I think this is worth reflecting on for a moment. An educated American plainly felt able to say, in America's newspaper of record, that "very few" voices were raised against slavery in the 1770s - despite the fact that the common law of the metropolis to which the American colonies were still subject at that time regarded slavery as "odious". Sure, "very few" voices in a distant land of dissidents and oddballs might have raised their voices against it, but back in the country busily ruling the waves, building a world-wide empire and standing against Napoleon, lots of people were. Mansfield was not some wacky judge off on a frolic: he was a Scottish nobleman, former Attorney General, the Lord Chief Justice and one of the greatest commercial judges. Slavery was despised by Dr Johnson (a famous Tory), William Wilberforce, William Pitt (Tory Prime Minister), the British Parliament in 1807 - and so on. In the United Kingdom, being against slavery was not the province of a "very few". It was a normal, mainstream, Establishment opinion. 
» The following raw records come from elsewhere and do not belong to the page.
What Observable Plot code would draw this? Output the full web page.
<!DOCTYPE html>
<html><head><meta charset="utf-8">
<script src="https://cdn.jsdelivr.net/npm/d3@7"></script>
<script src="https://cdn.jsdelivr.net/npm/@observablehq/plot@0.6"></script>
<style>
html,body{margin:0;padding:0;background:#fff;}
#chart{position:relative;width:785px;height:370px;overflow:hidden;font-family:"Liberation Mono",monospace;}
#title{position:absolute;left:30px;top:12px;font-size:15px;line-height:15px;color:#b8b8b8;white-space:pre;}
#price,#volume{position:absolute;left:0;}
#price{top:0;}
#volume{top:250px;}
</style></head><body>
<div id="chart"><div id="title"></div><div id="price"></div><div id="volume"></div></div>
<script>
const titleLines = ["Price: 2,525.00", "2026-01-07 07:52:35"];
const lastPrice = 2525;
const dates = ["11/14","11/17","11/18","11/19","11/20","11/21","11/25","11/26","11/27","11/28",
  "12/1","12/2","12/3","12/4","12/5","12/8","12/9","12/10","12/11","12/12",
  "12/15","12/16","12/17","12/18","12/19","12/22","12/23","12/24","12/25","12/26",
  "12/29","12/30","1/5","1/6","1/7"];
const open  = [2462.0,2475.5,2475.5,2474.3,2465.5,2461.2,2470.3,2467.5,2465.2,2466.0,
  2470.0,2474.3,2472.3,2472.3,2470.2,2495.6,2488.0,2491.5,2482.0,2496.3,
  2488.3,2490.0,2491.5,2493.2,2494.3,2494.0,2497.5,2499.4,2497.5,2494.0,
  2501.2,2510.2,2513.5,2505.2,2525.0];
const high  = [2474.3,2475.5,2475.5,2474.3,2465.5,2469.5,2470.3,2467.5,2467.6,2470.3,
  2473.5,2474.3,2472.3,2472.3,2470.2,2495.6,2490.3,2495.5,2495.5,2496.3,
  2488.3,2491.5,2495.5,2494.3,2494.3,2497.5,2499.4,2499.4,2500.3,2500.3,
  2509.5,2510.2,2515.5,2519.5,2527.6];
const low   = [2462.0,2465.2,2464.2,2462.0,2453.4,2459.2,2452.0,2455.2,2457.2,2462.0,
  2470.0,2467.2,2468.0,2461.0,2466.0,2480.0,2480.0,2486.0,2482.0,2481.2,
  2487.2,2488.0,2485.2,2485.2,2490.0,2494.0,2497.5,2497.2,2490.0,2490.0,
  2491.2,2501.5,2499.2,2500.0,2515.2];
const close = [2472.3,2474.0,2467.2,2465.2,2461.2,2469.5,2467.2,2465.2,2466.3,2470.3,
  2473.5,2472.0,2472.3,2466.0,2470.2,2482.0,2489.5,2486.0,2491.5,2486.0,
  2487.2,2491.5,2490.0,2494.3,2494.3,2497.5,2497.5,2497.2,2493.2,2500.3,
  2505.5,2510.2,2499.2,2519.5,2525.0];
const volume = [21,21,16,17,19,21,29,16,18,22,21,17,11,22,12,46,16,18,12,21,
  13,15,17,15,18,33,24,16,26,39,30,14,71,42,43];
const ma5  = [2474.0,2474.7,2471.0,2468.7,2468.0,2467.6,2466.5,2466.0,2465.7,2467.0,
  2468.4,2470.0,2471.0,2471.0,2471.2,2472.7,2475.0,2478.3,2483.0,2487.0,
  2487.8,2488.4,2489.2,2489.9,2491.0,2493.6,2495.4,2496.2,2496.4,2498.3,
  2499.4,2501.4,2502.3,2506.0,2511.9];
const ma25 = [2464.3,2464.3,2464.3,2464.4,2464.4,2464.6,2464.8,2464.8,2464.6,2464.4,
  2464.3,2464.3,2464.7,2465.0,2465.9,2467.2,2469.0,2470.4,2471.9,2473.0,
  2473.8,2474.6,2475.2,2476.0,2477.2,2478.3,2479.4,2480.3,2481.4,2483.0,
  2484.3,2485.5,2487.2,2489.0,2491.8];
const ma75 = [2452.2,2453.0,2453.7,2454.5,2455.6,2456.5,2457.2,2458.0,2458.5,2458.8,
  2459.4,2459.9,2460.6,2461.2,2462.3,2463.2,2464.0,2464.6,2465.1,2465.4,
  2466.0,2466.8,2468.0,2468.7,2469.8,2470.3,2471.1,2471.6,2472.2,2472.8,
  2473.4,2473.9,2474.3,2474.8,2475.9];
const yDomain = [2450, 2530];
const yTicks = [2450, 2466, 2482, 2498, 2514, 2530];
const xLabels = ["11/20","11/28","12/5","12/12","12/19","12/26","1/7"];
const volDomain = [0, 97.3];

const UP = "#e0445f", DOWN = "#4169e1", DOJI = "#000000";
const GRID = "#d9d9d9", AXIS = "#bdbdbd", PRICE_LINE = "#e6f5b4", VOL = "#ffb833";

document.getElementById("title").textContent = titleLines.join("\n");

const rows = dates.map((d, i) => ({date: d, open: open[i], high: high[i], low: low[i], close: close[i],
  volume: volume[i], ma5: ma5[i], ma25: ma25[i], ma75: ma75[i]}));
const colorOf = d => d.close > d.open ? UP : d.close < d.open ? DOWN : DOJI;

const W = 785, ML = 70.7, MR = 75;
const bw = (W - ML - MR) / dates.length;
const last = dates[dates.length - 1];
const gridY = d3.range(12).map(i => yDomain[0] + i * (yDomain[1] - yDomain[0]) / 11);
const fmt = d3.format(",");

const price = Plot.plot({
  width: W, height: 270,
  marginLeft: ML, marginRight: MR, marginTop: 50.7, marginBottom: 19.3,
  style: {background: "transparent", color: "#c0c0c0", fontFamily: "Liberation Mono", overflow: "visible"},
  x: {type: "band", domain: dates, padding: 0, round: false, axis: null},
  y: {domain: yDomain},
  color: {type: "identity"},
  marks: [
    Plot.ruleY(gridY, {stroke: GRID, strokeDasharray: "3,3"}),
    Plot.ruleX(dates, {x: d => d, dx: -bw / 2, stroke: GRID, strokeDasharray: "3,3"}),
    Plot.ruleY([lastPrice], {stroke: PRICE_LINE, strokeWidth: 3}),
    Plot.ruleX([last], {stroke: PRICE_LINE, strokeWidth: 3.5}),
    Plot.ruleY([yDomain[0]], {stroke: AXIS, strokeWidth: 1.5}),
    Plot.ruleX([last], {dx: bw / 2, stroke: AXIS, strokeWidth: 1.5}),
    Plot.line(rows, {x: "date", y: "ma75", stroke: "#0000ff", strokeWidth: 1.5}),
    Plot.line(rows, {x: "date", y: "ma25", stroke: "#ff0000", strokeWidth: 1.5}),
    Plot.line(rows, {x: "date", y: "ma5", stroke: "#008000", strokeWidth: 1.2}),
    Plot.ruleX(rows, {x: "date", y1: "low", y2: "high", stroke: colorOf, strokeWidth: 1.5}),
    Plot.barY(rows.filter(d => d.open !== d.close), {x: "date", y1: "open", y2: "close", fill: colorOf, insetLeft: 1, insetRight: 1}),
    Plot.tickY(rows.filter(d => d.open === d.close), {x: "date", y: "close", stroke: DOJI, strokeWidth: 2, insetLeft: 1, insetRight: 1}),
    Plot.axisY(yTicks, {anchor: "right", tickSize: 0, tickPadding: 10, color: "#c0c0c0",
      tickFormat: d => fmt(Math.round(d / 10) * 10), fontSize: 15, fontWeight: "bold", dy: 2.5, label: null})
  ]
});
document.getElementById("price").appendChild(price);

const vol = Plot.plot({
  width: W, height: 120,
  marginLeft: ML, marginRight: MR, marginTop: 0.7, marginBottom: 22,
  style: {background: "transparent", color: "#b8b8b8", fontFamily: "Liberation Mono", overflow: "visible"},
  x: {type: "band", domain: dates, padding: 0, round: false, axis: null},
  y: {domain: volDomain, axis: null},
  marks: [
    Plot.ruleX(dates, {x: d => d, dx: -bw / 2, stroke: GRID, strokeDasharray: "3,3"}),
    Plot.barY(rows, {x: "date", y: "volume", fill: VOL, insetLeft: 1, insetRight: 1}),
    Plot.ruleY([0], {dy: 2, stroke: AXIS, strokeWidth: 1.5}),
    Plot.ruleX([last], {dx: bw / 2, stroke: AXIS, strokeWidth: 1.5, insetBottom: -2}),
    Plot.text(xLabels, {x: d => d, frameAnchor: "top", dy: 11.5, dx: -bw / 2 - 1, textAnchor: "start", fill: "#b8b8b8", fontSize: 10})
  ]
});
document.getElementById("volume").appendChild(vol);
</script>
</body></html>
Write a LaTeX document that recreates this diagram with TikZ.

None of this is to say that the UK was a perfect, non-racist society in the late 1700s. No perfect society has ever existed and 18th century England is not an exception to that rule. The point I am making is that being opposed to slavery was entirely commonplace among the richest, educated and most cultured people of the English-speaking world. It had the same status that being opposed to global warming has today: one might complain that the Establishment is not doing all that it might to eradicate the problem, or insinuate that its opposition is insincere, half-hearted and qualified, but one cannot say that the position is merely the fringe view of a "very few voices"not supported by the rich or powerful. Everyone who is anyone has to pay at least lip service to the principle.

But that is not how history looks to Americans. When they look at the 18th century they see the equivalent of the climate-change deniers running the show. That is weird. Americans need not know that they are weird (they are rightly concerned with their own history), but the rest of us must. We must not assume that the history of a country which went to great lengths to break away from the UK is the same as the history of the country it rejected.

I say that not simply so we do not misunderstand the past but rather that so we do not mis-diagnose the present. Let's be clear: the US was an outlier in the 18th century when it regarded the "odious" as permissible; it was an outlier in the 19th century when it fought a vicious civil war about slavery; and it was an outlier in the 20th century when British people were appalled at the segregation of American GIs when they saw it at close quarters. So it is not surprising if it needs to be an outlier now in dealing with that history. There is at least a grain of truth in the 1619 Project's idea that the US suffers from an original sin of racism that requires exceptional attention to be paid and exceptional steps to be taken in remediation or expurgation. But that's not true of everywhere.

The US is a great source of new ideas, tirelessly hyped and then attractively marketed and packaged for export. That's a good thing. (This is an interesting take on the comparison with Europe in this regard.) But we should remember that we need no more adopt American solutions for social problems than we need adopt American sports to fill our social lives. Let's let them have their exceptionalism from time to time.